Australian employment surged by the most this year in June as firms took on more full-time workers, yet the jobless rate held steady as more people entered the labour force in a trend that has curbed much-needed wage gains.
Figures from the Australian Bureau of Statistics (ABS) released yesterday showed 50,900 net new jobs were added in June, blowing past expectations of 17,000.
Of those, 41,200 were in full-time positions.
It was the largest monthly gain since November and will be a big relief to policy makers after a run of softer months.
Annual jobs growth also picked up to 2.8%, well ahead of the US pace of job creation of 1.6%.
The unemployment rate held steady at 5.4%, but only because more people went looking for work.
The participation rate jumped to 65.7%, just a tick below the all-time high, as more women entered the labour force.
With labour supply still expanding to meet demand, there has been less upward pressure on wages and inflation and thus no near-term trigger for a rise in interest rates from the Reserve Bank of Australia (RBA).
“This report will give them a bit of confidence that some of the weakness we saw in employment earlier this year was temporary,” said RBC senior economist Su-Lin Ong.
“Having said that, there is still a lot of slack in the market,” she added. “You still have to see ongoing above trend and above average job growth to absorb that spare capacity, and you need more prints of this magnitude to ease the slack and lift wages growth.”
The RBA has held rates at a record low 1.5% for almost two years and markets imply scant chance of a move until well into 2019.
Interbank futures only show a 50-50 chance of a hike by August next year.
That flat outlook limited gains in the local dollar, which managed to rise only a third of a cent on the data to $0.7430.
Much of the gains in employment over recent years has been in the health and social assistance industry, sectors that have high female participation.
More recently the fastest growth has been in professional, scientific and technical services – everything from architecture to engineering, computer systems, law and accountancy.
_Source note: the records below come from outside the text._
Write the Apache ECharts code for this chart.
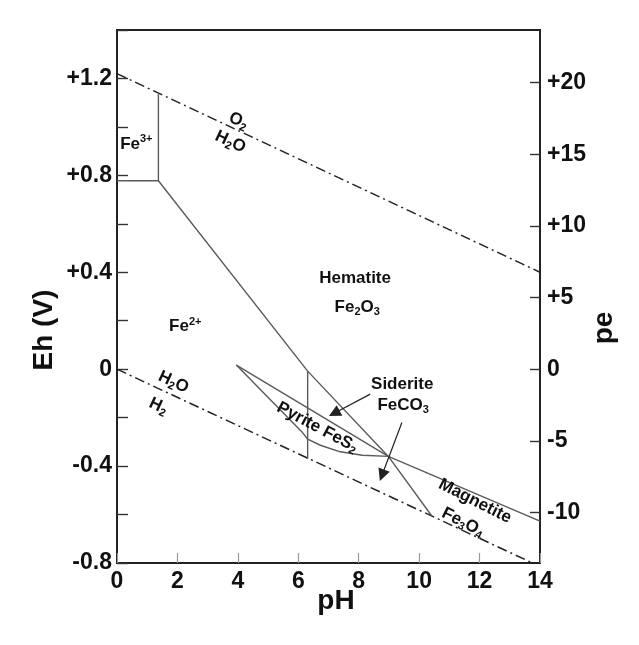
<!DOCTYPE html>
<html>
<head>
<meta charset="utf-8">
<script src="https://cdn.jsdelivr.net/npm/echarts@6/dist/echarts.min.js"></script>
<style>html,body{margin:0;padding:0;background:#fff;}#c{width:639px;height:645px;}</style>
</head>
<body>
<div id="c"></div>
<script>
// ---- data (pH, Eh in volts) ----
const o2Line = [[0, 1.22], [14, 0.40]];
const h2Line = [[0, 0], [13.75, -0.8]];
const fe3Boundary = [[0, 0.778], [1.37, 0.778], [1.37, 1.135]];
const fe2HematiteLine = [[1.37, 0.778], [6.31, -0.008], [8.98, -0.360], [10.42, -0.606]];
const hematiteMagnetiteLine = [[8.98, -0.360], [14, -0.627]];
const pyriteUpper = [[3.95, 0.017], [8.98, -0.360]];
const pyriteLower = [[3.95, 0.017], [6.13, -0.260], [6.31, -0.289], [6.73, -0.314], [7.39, -0.341], [8.12, -0.355], [8.98, -0.360]];
const sideriteBoundary = [[6.31, -0.008], [6.31, -0.37]];
const arrows = [
  [[8.38, -0.103], [7.19, -0.182]],
  [[9.43, -0.220], [8.77, -0.438]]
];
const xTicks = [0, 2, 4, 6, 8, 10, 12, 14];
const peTicks = [-10, -5, 0, 5, 10, 15, 20];
const ehLabelStep = 0.4;
const nernst = 0.05916;
// annotations: text, pH, Eh, rotation
const annotations = [
  ['{n|Fe}{sup|3+}', 0.64, 0.93, 0],
  ['{n|O}{sub|2}', 4.02, 1.025, -25],
  ['{n|H}{sub|2}{n|O}', 3.75, 0.938, -25],
  ['{n|Hematite}', 7.88, 0.376, 0],
  ['{n|Fe}{sub|2}{n|O}{sub|3}', 7.95, 0.256, 0],
  ['{n|Fe}{sup|2+}', 2.26, 0.178, 0],
  ['{n|H}{sub|2}{n|O}', 1.87, -0.054, -25],
  ['{n|H}{sub|2}', 1.37, -0.153, -25],
  ['{n|Pyrite FeS}{sub|2}', 6.63, -0.240, -28],
  ['{n|Siderite}', 9.44, -0.062, 0],
  ['{n|FeCO}{sub|3}', 9.47, -0.149, 0],
  ['{n|Magnetite}', 11.85, -0.545, -27],
  ['{n|Fe}{sub|3}{n|O}{sub|4}', 11.45, -0.632, -27]
];

const FONT = "'Liberation Sans', Arial, Helvetica, sans-serif";
const lineGray = '#5a5a5a';
const chart = echarts.init(document.getElementById('c'), null, {renderer: 'canvas'});

function lineSeries(data, color, width, type) {
  return {
    type: 'line', data: data, showSymbol: false, symbol: 'none', silent: true,
    xAxisIndex: 0, yAxisIndex: 0, animation: false, z: 3,
    lineStyle: {color: color, width: width, type: type || 'solid'}
  };
}

const tokenBase = {fontFamily: FONT, fontWeight: 'bold', color: '#111', textBorderWidth: 0, textBorderColor: 'transparent'};
const richStyles = {
  n: Object.assign({}, tokenBase, {fontSize: 17, lineHeight: 20}),
  sub: Object.assign({}, tokenBase, {fontSize: 11, verticalAlign: 'bottom', lineHeight: 11}),
  sup: Object.assign({}, tokenBase, {fontSize: 11, verticalAlign: 'top', lineHeight: 11})
};

const option = {
  animation: false,
  backgroundColor: '#fff',
  grid: {left: 117, right: 99, top: 30, bottom: 82, show: true, borderColor: '#222', borderWidth: 2, containLabel: false},
  xAxis: {
    type: 'value', min: 0, max: 14, interval: 2,
    axisLine: {show: true, onZero: false, lineStyle: {color: '#222', width: 2}},
    axisTick: {show: true, inside: true, length: 10, lineStyle: {color: '#999', width: 1.2}},
    axisLabel: {show: true, margin: 7, fontFamily: FONT, fontWeight: 'bold', fontSize: 23, color: '#111',
      formatter: v => xTicks.indexOf(v) >= 0 ? String(v) : ''},
    splitLine: {show: false}
  },
  yAxis: [
    {
      type: 'value', min: -0.8, max: 1.4, interval: 0.2, position: 'left',
      axisLine: {show: true, onZero: false, lineStyle: {color: '#222', width: 2}},
      axisTick: {show: true, inside: true, length: 11, lineStyle: {color: '#333', width: 1.4}},
      axisLabel: {show: true, margin: 5, fontFamily: FONT, fontWeight: 'bold', fontSize: 23, color: '#111',
        formatter: function (v) {
          const k = Math.round(v / ehLabelStep);
          if (Math.abs(k * ehLabelStep - v) > 1e-6) return '';
          if (k === 0) return '0';
          return (v > 0 ? '+' : '') + v.toFixed(1);
        }},
      splitLine: {show: false}
    },
    {
      type: 'value', min: -0.8 / nernst, max: 1.4 / nernst, position: 'right',
      axisLine: {show: true, onZero: false, lineStyle: {color: '#222', width: 2}},
      axisTick: {show: true, inside: true, length: 10, customValues: peTicks, lineStyle: {color: '#333', width: 1.4}},
      axisLabel: {show: true, margin: 7, fontFamily: FONT, fontWeight: 'bold', fontSize: 23, color: '#111',
        customValues: peTicks,
        formatter: v => (v > 0 ? '+' : '') + v},
      splitLine: {show: false}
    }
  ],
  graphic: [
    {type: 'text', x: 44, y: 330, rotation: Math.PI / 2,
      style: {text: 'Eh (V)', font: 'bold 28px ' + FONT, fill: '#111', align: 'center', verticalAlign: 'middle', textAlign: 'center', textVerticalAlign: 'middle'}},
    {type: 'text', x: 336, y: 601,
      style: {text: 'pH', font: 'bold 28px ' + FONT, fill: '#111', align: 'center', verticalAlign: 'middle', textAlign: 'center', textVerticalAlign: 'middle'}},
    {type: 'text', x: 604, y: 328, rotation: Math.PI / 2,
      style: {text: 'pe', font: 'bold 28px ' + FONT, fill: '#111', align: 'center', verticalAlign: 'middle', textAlign: 'center', textVerticalAlign: 'middle'}}
  ],
  series: [
    lineSeries(o2Line, '#222', 1.5, [10, 4, 2, 4]),
    lineSeries(h2Line, '#222', 1.5, [10, 4, 2, 4]),
    lineSeries(fe3Boundary, lineGray, 1.4),
    lineSeries(fe2HematiteLine, lineGray, 1.4),
    lineSeries(hematiteMagnetiteLine, lineGray, 1.4),
    lineSeries(pyriteUpper, lineGray, 1.4),
    lineSeries(pyriteLower, lineGray, 1.4),
    lineSeries(sideriteBoundary, lineGray, 1.4),
    {
      type: 'lines', coordinateSystem: 'cartesian2d', xAxisIndex: 0, yAxisIndex: 0, silent: true, z: 4,
      symbol: ['none', 'triangle'], symbolSize: 12,
      lineStyle: {color: '#222', width: 1.2, opacity: 1},
      data: arrows.map(a => ({coords: a}))
    },
    {
      type: 'scatter', xAxisIndex: 0, yAxisIndex: 0, symbolSize: 0, silent: true, z: 5,
      itemStyle: {color: '#111', opacity: 1},
      data: annotations.map(a => ({
        value: [a[1], a[2]],
        label: {show: true, position: 'inside', formatter: a[0], rotate: a[3], color: '#111', opacity: 1, textBorderWidth: 0, rich: richStyles}
      })),
      label: {show: true, position: 'inside', color: '#111', opacity: 1, textBorderWidth: 0, rich: richStyles}
    }
  ]
};
chart.setOption(option);
</script>
</body>
</html>
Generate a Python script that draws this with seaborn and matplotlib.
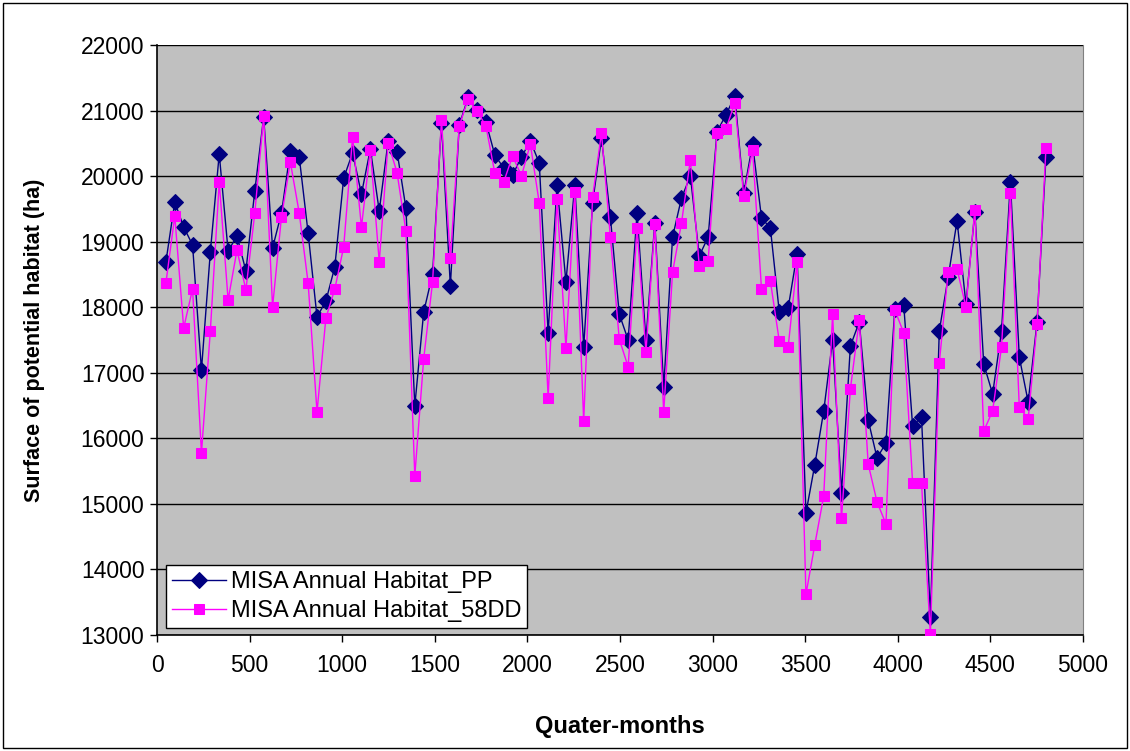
import numpy as np
import pandas as pd
import seaborn as sns
import matplotlib.pyplot as plt
from matplotlib.patches import Rectangle

# quarter-month index (every 48)
quarter = [48 * k for k in range(1, 101)]

habitat_pp = [18690, 19605, 19224, 18950, 17043, 18843, 20338, 18858, 19087, 18553,
              19773, 20902, 18904, 19437, 20383, 20292, 19132, 17851, 18095, 18614,
              19971, 20353, 19727, 20414, 19468, 20536, 20375, 19514, 16494, 17927,
              18506, 20810, 18324, 20780, 21200, 21009, 20826, 20322, 20124, 20017,
              20292, 20536, 20200, 17607, 19865, 18385, 19865, 17393, 19590, 20582,
              19376, 17897, 17500, 19437, 17500, 19290, 16783, 19072, 19666, 20002,
              18781, 19072, 20680, 20933, 21222, 19743, 20490, 19361, 19209, 17927,
              17988, 18812, 14860, 15600, 16417, 17500, 15170, 17409, 17775, 16280,
              15700, 15929, 17980, 18034, 16188, 16326, 13275, 17637, 18460, 19320,
              18050, 19460, 17134, 16677, 17637, 19910, 17241, 16555, 17775, 20292]

habitat_58dd = [18370, 19392, 17683, 18278, 15777, 17638, 19910, 18110, 18873, 18263,
                19437, 20917, 18004, 19376, 20215, 19437, 18370, 16402, 17836, 18278,
                18919, 20597, 19224, 20400, 18690, 20505, 20055, 19163, 15426, 17211,
                18385, 20856, 18751, 20765, 21176, 20993, 20765, 20048, 19910, 20307,
                20002, 20490, 19590, 16620, 19651, 17378, 19758, 16260, 19682, 20658,
                19072, 17515, 17090, 19209, 17317, 19270, 16402, 18537, 19285, 20246,
                18629, 18705, 20658, 20719, 21115, 19697, 20398, 18278, 18400, 17485,
                17393, 18690, 13620, 14380, 15120, 17897, 14780, 16753, 17805, 15609,
                15029, 14694, 17958, 17607, 15319, 15319, 13015, 17149, 18540, 18580,
                18003, 19490, 16112, 16417, 17393, 19743, 16478, 16295, 17744, 20430]

plt.rcParams['font.family'] = ['Liberation Sans', 'DejaVu Sans']

fig = plt.figure(figsize=(11.3, 7.51), dpi=100)
ax = fig.add_axes([157 / 1130, 1 - 635 / 751, 926 / 1130, 590 / 751])
ax.set_facecolor('#C0C0C0')

# outer chart border
fig.patches.append(Rectangle((3 / 1130, 3 / 751), 1124 / 1130, 745 / 751,
                             transform=fig.transFigure, fill=False,
                             edgecolor='black', linewidth=1))

sns.lineplot(x=quarter, y=habitat_pp, ax=ax, color='#000080', marker='D',
             markersize=8, markeredgecolor='#000080', linewidth=1,
             label='MISA Annual Habitat_PP', zorder=3)
sns.lineplot(x=quarter, y=habitat_58dd, ax=ax, color='#FF00FF', marker='s',
             markersize=7, markeredgecolor='#FF00FF', linewidth=1,
             label='MISA Annual Habitat_58DD', zorder=4)

ax.set_xlim(0, 5000)
ax.set_ylim(13000, 22000)
ax.set_xticks(np.arange(0, 5001, 500))
ax.set_yticks(np.arange(13000, 22001, 1000))
ax.yaxis.grid(True, color='black', linewidth=1.0)
ax.set_axisbelow(True)
ax.tick_params(axis='both', direction='out', length=5, width=1, labelsize=16.5,
               color='black')
ax.tick_params(axis='x', pad=9)
ax.tick_params(axis='y', pad=4)

ax.spines['top'].set_visible(False)
ax.spines['right'].set_color('#808080')
ax.spines['left'].set_linewidth(1.2)
ax.spines['bottom'].set_linewidth(1.2)

ax.set_xlabel('Quater-months', fontsize=17, fontweight='bold')
ax.set_ylabel('Surface of potential habitat (ha)', fontsize=15.5, fontweight='bold')
ax.xaxis.set_label_coords(0.5, -0.136)
ax.yaxis.set_label_coords(-0.121, 0.5)

leg = ax.legend(loc='lower left', bbox_to_anchor=(0.0097, 0.012), borderaxespad=0,
                fancybox=False, edgecolor='black', framealpha=1, fontsize=17,
                handlelength=2.3, handletextpad=0.2, borderpad=0.25,
                labelspacing=0.3)
leg.get_frame().set_linewidth(1)

fig.savefig('out.png', dpi=100)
This sector now has over 1.1mn jobs, making it the fourth largest employer after health, retail trade and accommodation and food services.
These jobs tend to be full-time and to pay above average, which has helped support overall incomes even as wage growth lagged.
The outlook for employment is also upbeat if leading indicators of labour demand are to be believed.
Particularly promising has been the ABS series on job vacancies, which surged 24% in the year to May to reach an all-time peak of 236,000.
The RBA made much of this strength in minutes of its July Board meeting released on Tuesday, which emphasised that vacancies had reached the highest level as a share of the labour force since the series began in the late 1970s.
As a result, Board members: “noted that wage pressures had been building in some parts of the economy but had not yet become broadly based.”
Analysts strongly suspect that until those pressures do broaden, interest rates will stay at record lows.